To answer some of your questions:
So what I (and the industry) uses is called "GitOps". It's essentially you have a git repo, and the software automatically pulls the git repo and applies the configs.
Here is my gitops repo: https://github.com/moonpiedumplings/flux-config. I use FluxCD for GitOps, but there are other options like Rancher's Fleet or the most popular ArgoCD.
As a tip, you can search github for pieces of code to reuse. I usually do
path:*.y*ml keywords keywords
to search for appropriate pieces of yaml.So the first issue is that Kubernetes doesn't really have "containers". Instead, the smallest controllable unit in Kubernetes is a "pod", which is a collection of containers that share a network device. Of course, pods for selfhosted services like the type this community is interested in will rarely have more than one container in them.
There are ways to convert a docker-compose to a kubernetes pod.
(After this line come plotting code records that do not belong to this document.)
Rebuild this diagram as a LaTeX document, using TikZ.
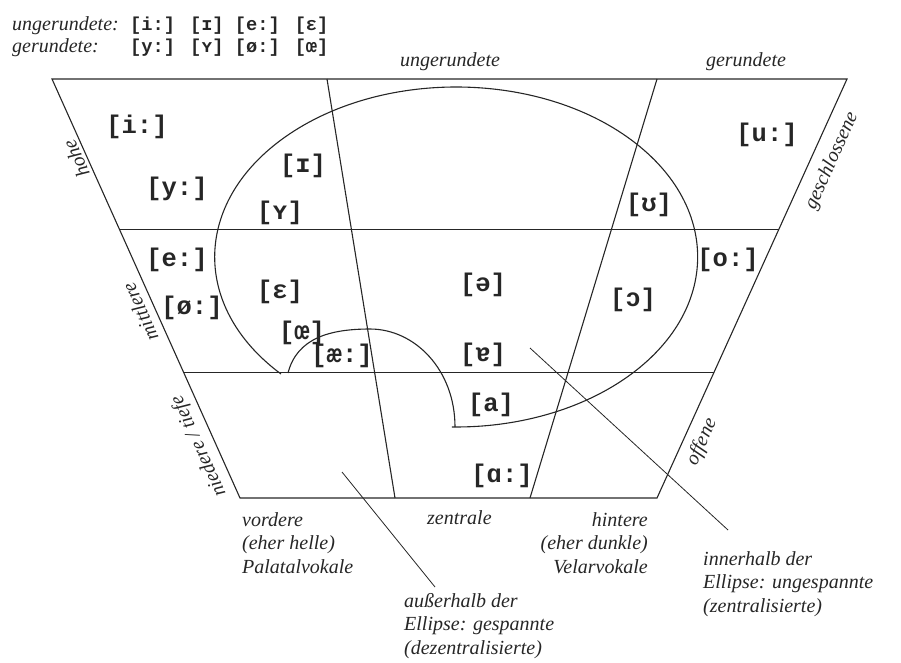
\documentclass[tikz,border=0pt]{standalone}
\usepackage{fontspec}
\setmainfont{Liberation Serif}
\newfontfamily\phonfont{Liberation Mono}
\usetikzlibrary{calc}
\definecolor{ink}{HTML}{262626}

\begin{document}
\begin{tikzpicture}[
  x=1pt, y=-1pt,
  chart/.style={draw=ink, line width=1.1pt},
  pointer/.style={draw=ink, line width=0.8pt},
  vowel/.style={font=\phonfont\bfseries\fontsize{25.5}{28}\selectfont, text=ink, inner sep=0pt},
  legendipa/.style={font=\phonfont\bfseries\fontsize{18.7}{21}\selectfont, text=ink, anchor=base west, inner sep=0pt},
  legendname/.style={font=\itshape\fontsize{20}{22}\selectfont, text=ink, anchor=base west, inner sep=0pt},
  caption/.style={font=\itshape\fontsize{20}{23.5}\selectfont, text=ink, inner sep=0pt},
  sidelabel/.style={font=\itshape\fontsize{20}{22}\selectfont, text=ink, inner sep=0pt}
]
\useasboundingbox (0,0) rectangle (901,662);

% legend
\node[legendname] (unrlabel) at (12,30) {ungerundete:};
\node[legendipa] (unrlist) at (130,30) {[i:] [ɪ] [e:] [ɛ]};
\node[legendname] (rlabel) at (12,52) {gerundete:};
\node[legendipa] (rlist) at (130,52) {[y:] [ʏ] [ø:] [œ]};

% trapezoid
\coordinate (tl) at (52,79);
\coordinate (tr) at (847,79);
\coordinate (br) at (657,498);
\coordinate (bl) at (240,498);
\coordinate (ml) at ($(tl)!0.36!(bl)$);
\coordinate (mr) at ($(tr)!0.36!(br)$);
\coordinate (ll) at ($(tl)!0.7!(bl)$);
\coordinate (lr) at ($(tr)!0.7!(br)$);
\coordinate (ftop) at (327,79);
\coordinate (fbot) at (395,498);
\coordinate (btop) at (657,79);
\coordinate (bbot) at (530,498);

\draw[chart] (tl) -- (tr) -- (br) -- (bl) -- cycle;
\draw[chart] (ml) -- (mr);
\draw[chart] (ll) -- (lr);
\draw[chart] (ftop) -- (fbot);
\draw[chart] (btop) -- (bbot);

% ellipse
\draw[chart] (281,374) arc[start angle=136.5, end angle=451, x radius=241.5, y radius=170];
\draw[chart] (288,373) .. controls (297,338) and (330,329) .. (370,329)
  .. controls (415,329) and (455,370) .. (455,427);

% vowels
\node[vowel] (ilong) at (137,127) {[i:]};
\node[vowel] (ylong) at (177,189) {[y:]};
\node[vowel] (ishort) at (303,166) {[ɪ]};
\node[vowel] (yshort) at (280,213) {[ʏ]};
\node[vowel] (elong) at (177,260) {[e:]};
\node[vowel] (eshort) at (280,292) {[ɛ]};
\node[vowel] (oelong) at (192,308) {[ø:]};
\node[vowel] (oeshort) at (302,333) {[œ]};
\node[vowel] (aelong) at (342,356) {[æ:]};
\node[vowel] (schwa) at (483,285) {[ə]};
\node[vowel] (aschwa) at (483,355) {[ɐ]};
\node[vowel] (ashort) at (491,405) {[a]};
\node[vowel] (backa) at (502,476) {[ɑ:]};
\node[vowel] (ushort) at (649,205) {[ʊ]};
\node[vowel] (oshort) at (633,300) {[ɔ]};
\node[vowel] (olong) at (728,260) {[o:]};
\node[vowel] (ulong) at (767,135) {[u:]};

% side labels
\node[caption, anchor=base] (unrtop) at (450,66) {ungerundete};
\node[caption, anchor=base] (rtop) at (746,66) {gerundete};
\node[sidelabel, rotate=114.2] (high) at (76,159) {hohe};
\node[sidelabel, rotate=114.2] (mid) at (140,312) {mittlere};
\node[sidelabel, rotate=114.2] (low) at (199,446) {niedere / tiefe};
\node[sidelabel, rotate=65.7] (closed) at (832,161) {geschlossene};
\node[sidelabel, rotate=65.7] (open) at (702,442) {offene};

% bottom captions
\node[caption, align=left, anchor=north west] (front) at (242,512) {vordere\\(eher helle)\\Palatalvokale};
\node[caption, anchor=base west] (central) at (427,524) {zentrale};
\node[caption, align=right, anchor=north east] (back) at (648,512) {hintere\\(eher dunkle)\\Velarvokale};
\node[caption, align=left, anchor=north west] (outside) at (404,593) {außerhalb der\\Ellipse: gespannte\\(dezentralisierte)};
\node[caption, align=left, anchor=north west] (inside) at (703,551) {innerhalb der\\Ellipse: ungespannte\\(zentralisierte)};

% pointers
\coordinate (outpt) at (342,472);
\coordinate (inpt) at (530,348);
\draw[pointer] (outpt) -- ([xshift=31pt,yshift=6pt]outside.north west);
\draw[pointer] (inpt) -- ([xshift=25pt,yshift=21pt]inside.north west);
\end{tikzpicture}
\end{document}
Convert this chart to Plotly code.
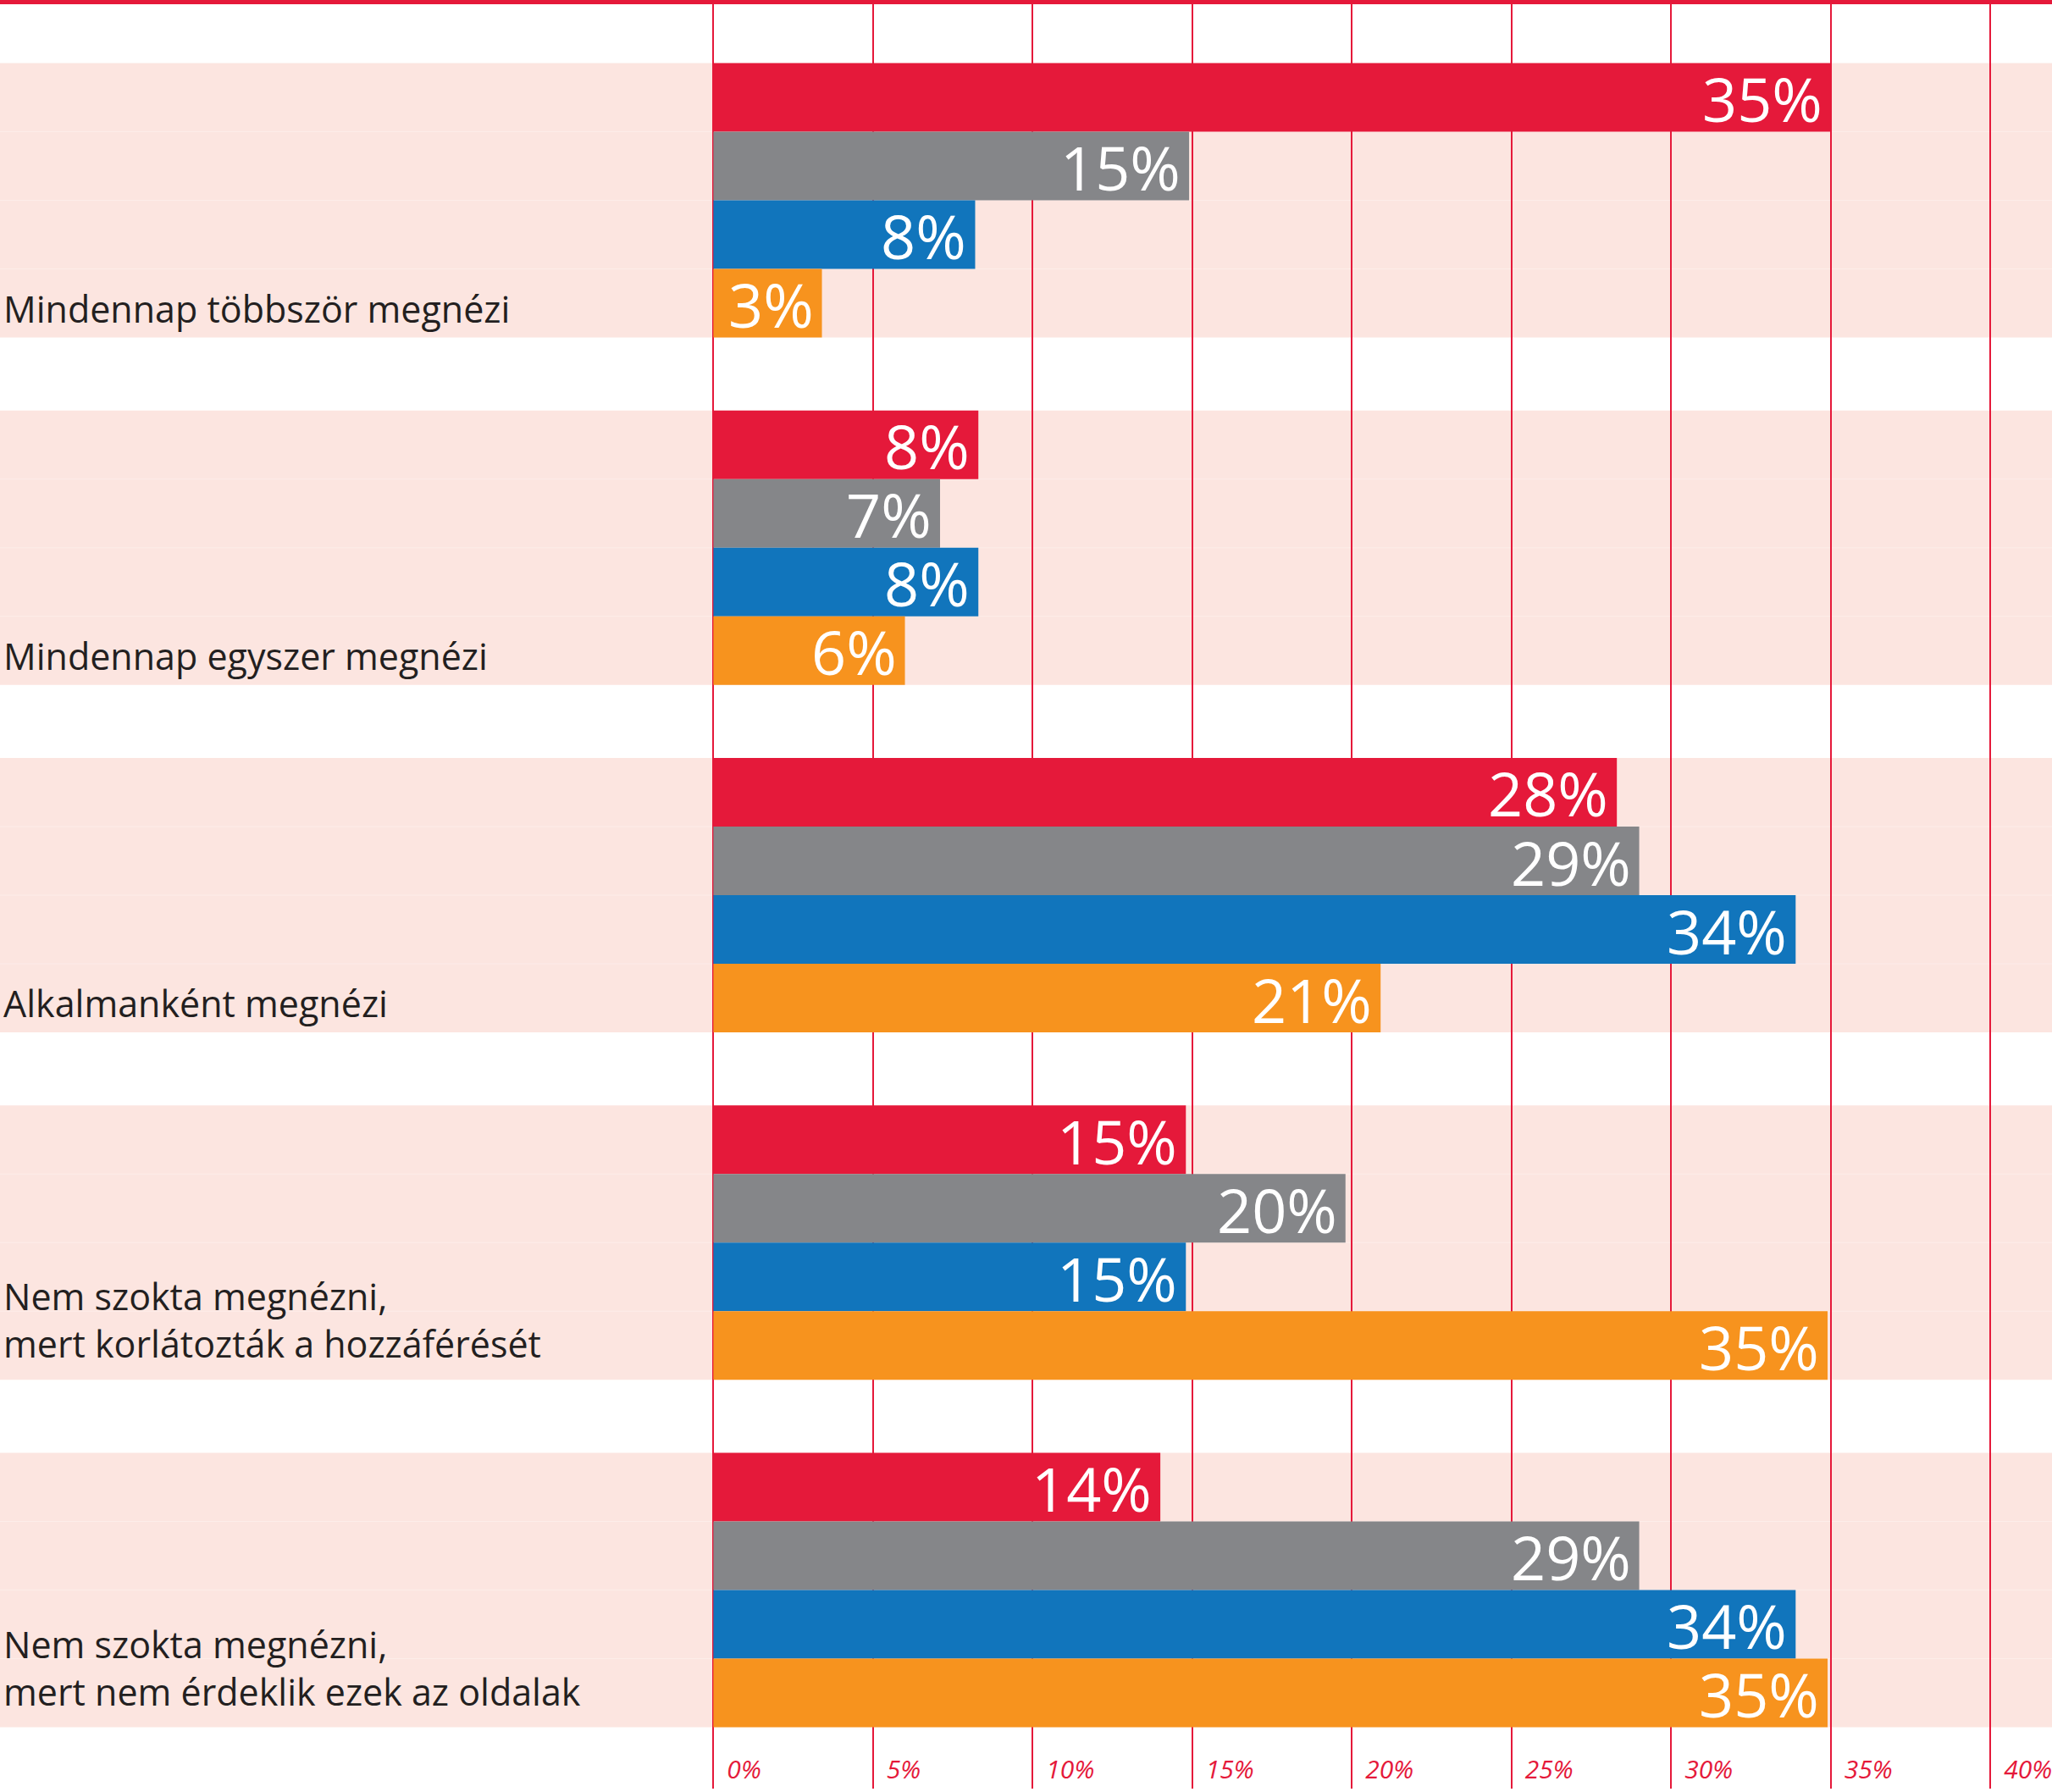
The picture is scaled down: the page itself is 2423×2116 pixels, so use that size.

But in general, Kubernetes doesn't use compose files for premade services, but instead helm charts. If you are having issues installing specific helm charts, you should ask for help here so we can iron them out. Helm charts are pretty reliable in my experience, but they do seem to be more involved to set up than docker-compose.
So what you're supposed to do is deploy an "ingress", (k3s comes with traefik by default), and then use cert-manager to automatically apply get letsencrypt certs for ingress "objects".
Actually, traefik comes with it's own way to get SSL certs (in addition to ingresses and cert manager), so you can look into that as well, but I decided to use the standardized ingress + cert-manager method because it was also compatible with other ingress software.
Although it seems complex, I've come to really, really love Kubernetes because of features mentioned here. Especially the declarative part, where all my services can be code in a git repo.